It is screwed together rather than glued but it is sealed. I had to do it this way or I would have never got it in the house and it wouldnt go out again if it was glued.

The water bowl is a standard washing up bowl and is big enough for the boas to totally submerge themselves as they choose. I have built a box and recessed the bowl so that the snakes can't knock them over as there is something like 15 litres of water in there and that is gonna make a mess if it gets spilt.

In the front top right corner is a 100w Ceramic heater with a wire guard cage. A 47" heat mat is under the substrate and lino and the box with a pretty cover is another 125w ceramic heater with reflector. I chose to use wood for this guard as it is at ground level and I was worried that a metal cage would heat up too much and the snakes may lay on top of it and burn them selves.

The house is just another box affair but only has 2 sides with a cut out on each and the back edge is screwed to the back wall. It is raised about an inch above the floor level to allow for the substrate.

In the house box there is a cat litter tray (£1.25 from QD) filled with 400 grams of Saphagem moss to keep the humidity up.

There are 4 vents in each tank which are just small press in (although these are glued as well for safety) recessed ones that came from a specialist fixings manufacturer at a cost of £0.30p each.

The substrate is beech chip.

The glass is 6mm float glass with polished edges and a hole drilled for the handles which are secured on with a rubber tap washer and a metal washer on the back side of the bolt. The handles came from Jewsons and were £1.99 per pair (they are cupboard handles)

All told (excluding the heaters and stat etc) the actual vivs cost me about £130 each to make.

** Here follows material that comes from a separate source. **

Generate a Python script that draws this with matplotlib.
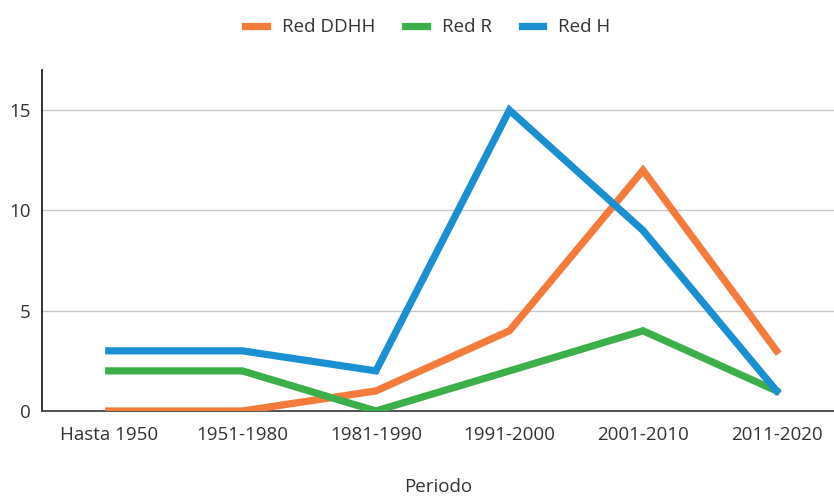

Considering that they are 6 foot long, 3 foot 6 inches deep and four feet tall I thought that this was a bit of a bargain!!!


----------



## Guest (Aug 25, 2005)

Those look like well constucted and very well thought out vivs.In fact i think i may pinch a couple of your ideas when i build the full size viv for my burmese  

The female looks like a very nice snake.How long did you say she was?


----------



## nicky (Jul 13, 2005)

woo, nice lookin viv.....


----------



## nattyb (Apr 9, 2005)

some nice work there dude


----------



## bigp (Apr 24, 2005)

spot on bud.

orchid bark is good for humidity aswell.


----------



## CanIFeedItCats? (Aug 19, 2005)

The female is just under 7.5 feet and the male is just under 6.5 but much "thicker" and stronger.

Feel free to use any and all of the ideas that I have used here. Its why I posted them. I was reading somewhere else in the forum about people getting ripped off with the prices for stuff for reptiles. With a little thought you can save yourself a small fortune.

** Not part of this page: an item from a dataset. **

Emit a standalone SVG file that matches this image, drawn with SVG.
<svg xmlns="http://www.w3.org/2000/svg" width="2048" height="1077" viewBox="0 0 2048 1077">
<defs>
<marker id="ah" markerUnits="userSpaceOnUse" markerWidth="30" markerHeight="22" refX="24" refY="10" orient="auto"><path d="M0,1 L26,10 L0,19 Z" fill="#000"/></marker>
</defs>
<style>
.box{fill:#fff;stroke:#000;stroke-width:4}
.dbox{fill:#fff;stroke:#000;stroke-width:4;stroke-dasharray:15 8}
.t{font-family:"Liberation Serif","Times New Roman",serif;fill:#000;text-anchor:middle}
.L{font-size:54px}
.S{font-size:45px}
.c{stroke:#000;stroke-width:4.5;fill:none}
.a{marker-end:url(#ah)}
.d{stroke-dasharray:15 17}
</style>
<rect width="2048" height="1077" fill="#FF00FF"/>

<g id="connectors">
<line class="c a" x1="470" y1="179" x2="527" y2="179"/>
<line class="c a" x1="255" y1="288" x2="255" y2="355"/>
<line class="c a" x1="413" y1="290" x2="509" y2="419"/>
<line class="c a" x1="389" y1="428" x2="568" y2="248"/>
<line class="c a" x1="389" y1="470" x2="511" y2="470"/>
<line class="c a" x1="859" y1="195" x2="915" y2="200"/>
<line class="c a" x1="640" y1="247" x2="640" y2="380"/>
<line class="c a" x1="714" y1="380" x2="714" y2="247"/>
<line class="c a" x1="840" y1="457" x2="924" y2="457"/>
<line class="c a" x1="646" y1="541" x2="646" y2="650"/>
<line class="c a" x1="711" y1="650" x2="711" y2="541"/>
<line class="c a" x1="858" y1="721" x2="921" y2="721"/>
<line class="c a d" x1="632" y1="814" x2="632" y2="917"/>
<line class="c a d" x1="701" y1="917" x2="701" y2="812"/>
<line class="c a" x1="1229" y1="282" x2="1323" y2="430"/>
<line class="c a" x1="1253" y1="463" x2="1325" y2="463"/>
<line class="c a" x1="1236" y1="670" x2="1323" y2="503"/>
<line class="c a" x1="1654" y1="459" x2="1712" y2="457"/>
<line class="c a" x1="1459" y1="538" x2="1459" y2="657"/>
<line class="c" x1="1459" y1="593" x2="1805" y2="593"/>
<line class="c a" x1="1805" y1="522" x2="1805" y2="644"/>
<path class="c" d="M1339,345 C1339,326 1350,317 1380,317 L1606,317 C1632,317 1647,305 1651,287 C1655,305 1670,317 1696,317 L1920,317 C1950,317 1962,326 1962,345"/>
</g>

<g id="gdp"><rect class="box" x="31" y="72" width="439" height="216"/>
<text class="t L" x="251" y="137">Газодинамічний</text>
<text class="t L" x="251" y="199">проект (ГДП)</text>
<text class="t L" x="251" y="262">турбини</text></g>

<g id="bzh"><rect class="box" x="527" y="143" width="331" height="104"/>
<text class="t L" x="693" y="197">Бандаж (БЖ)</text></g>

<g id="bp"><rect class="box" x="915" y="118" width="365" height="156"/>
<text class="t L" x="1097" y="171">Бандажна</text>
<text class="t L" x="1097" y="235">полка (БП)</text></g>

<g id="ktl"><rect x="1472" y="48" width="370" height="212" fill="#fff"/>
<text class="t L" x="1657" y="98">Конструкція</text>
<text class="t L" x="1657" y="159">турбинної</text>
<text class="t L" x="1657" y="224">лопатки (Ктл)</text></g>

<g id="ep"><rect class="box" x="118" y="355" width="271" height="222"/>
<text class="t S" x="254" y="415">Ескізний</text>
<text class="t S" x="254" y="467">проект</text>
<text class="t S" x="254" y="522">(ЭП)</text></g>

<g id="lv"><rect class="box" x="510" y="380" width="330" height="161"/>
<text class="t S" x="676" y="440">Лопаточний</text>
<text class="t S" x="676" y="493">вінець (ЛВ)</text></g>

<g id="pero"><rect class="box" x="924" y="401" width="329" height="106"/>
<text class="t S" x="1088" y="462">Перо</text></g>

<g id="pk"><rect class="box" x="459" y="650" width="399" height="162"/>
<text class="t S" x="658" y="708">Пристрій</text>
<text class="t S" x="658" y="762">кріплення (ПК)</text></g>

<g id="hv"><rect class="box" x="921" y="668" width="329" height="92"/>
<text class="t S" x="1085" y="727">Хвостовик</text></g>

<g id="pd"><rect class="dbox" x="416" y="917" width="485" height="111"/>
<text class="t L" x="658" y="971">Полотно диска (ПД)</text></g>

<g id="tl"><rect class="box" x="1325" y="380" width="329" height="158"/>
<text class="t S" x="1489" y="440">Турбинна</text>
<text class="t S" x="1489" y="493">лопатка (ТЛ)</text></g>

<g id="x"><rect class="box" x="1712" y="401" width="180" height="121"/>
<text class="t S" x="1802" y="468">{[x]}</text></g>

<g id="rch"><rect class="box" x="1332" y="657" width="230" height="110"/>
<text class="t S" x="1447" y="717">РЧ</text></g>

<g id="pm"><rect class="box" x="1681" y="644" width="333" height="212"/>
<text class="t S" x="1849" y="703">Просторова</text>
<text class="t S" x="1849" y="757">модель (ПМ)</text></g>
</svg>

We should start a thread like those womens mags have of handy hints where people can list the obscure items that they have found and use to do certain jobs.

Tomorrow, I am going to rip most of the heating things out and put in a 500 watt panel heater. It will attach to my stat and should give me a single heat source that will allow me to adjust the thermal gradient more accuratly. Haveing my heat sources dotted about the place like they are doesnt seem to help with this.

Panel heaters are £34 in argos if anyone is interested and it should be more than sufficient to heat my viv.

Check out the price of an equivelant powered reptile heater!!!!!

They are only 2 cm thick too so putting a cage round them is fairly easy and because they do not give out the infra red heat like a ceramic heater does, I can use a chicken wire cage as the metal wont get hot.

Whilst I am giving away my secrets, I also have an unusual set up with regards to the stats. I have both tanks running off one stat for daytime settings and both tanks running off another stat at night for the reduced temps and no lights.

This means that both stats are powering an 8 gang extension lead. I got the idea for it after looking at Microclimates new digital thermometer which costs £160+

My power switched relay with associated bits and bobs cost me under £10 and it works a treat.

I am also going to be experimenting with some different forms of cold lighting for the moonlight effect. If anyone is interested in any of the stuff that I have detailed here and wants more info or would like me to make one for them, please feel free to PM me.


----------



## Andyman (May 16, 2005)

Great viv, gr8 snake! Nice one :wink:


----------